_SOURCE DATA_:
= = =
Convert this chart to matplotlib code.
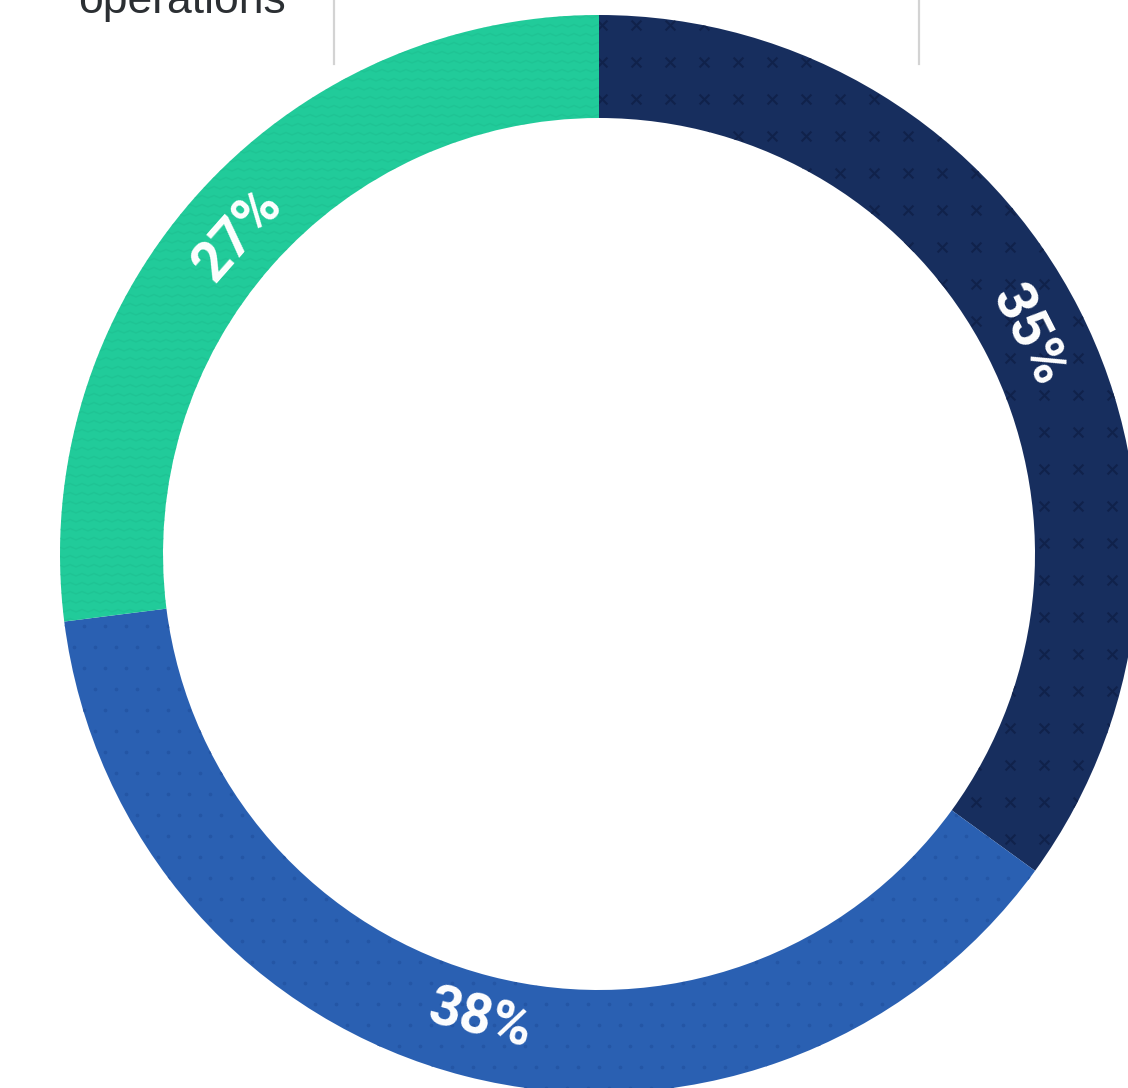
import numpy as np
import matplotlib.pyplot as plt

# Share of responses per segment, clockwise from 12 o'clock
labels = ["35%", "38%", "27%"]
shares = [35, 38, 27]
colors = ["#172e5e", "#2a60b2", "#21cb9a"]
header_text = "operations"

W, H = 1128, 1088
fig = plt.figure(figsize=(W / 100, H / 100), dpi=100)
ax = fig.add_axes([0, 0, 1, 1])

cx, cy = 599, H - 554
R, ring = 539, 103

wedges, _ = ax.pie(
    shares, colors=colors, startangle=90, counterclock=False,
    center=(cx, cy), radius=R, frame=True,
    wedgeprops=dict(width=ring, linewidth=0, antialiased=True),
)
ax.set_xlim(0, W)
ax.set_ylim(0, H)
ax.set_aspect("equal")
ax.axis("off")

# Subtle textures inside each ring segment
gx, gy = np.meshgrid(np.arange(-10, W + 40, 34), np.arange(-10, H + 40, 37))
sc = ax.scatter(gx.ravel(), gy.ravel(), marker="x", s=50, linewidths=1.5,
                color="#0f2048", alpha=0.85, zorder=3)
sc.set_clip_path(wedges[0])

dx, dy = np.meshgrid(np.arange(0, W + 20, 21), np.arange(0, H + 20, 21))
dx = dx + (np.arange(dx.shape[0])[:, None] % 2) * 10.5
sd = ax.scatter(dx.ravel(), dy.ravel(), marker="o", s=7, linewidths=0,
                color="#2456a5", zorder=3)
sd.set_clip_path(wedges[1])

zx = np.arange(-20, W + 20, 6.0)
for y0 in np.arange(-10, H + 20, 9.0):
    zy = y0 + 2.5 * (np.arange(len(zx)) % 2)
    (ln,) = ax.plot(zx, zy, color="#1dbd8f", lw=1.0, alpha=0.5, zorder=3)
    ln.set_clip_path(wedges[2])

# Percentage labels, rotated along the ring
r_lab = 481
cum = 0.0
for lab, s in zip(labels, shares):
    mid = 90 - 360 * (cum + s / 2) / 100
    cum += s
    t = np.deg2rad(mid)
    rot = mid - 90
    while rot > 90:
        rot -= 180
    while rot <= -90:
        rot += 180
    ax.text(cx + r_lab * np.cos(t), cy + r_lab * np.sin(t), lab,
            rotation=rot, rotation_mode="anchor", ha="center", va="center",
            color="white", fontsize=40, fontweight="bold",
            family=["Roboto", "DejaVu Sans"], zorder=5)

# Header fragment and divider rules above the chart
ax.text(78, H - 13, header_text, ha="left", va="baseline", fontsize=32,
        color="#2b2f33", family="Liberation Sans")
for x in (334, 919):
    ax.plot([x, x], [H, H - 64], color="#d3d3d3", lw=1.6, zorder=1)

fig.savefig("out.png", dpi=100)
= = =
_DIRECTIVE_: Return only the lines running from the top of the data to the line that holds "R, ring = 539, 103". Include both of those lines, but skip the pictures.

_RESULT OF THE TASK_:
Convert this chart to matplotlib code.
import numpy as np
import matplotlib.pyplot as plt

# Share of responses per segment, clockwise from 12 o'clock
labels = ["35%", "38%", "27%"]
shares = [35, 38, 27]
colors = ["#172e5e", "#2a60b2", "#21cb9a"]
header_text = "operations"

W, H = 1128, 1088
fig = plt.figure(figsize=(W / 100, H / 100), dpi=100)
ax = fig.add_axes([0, 0, 1, 1])

cx, cy = 599, H - 554
R, ring = 539, 103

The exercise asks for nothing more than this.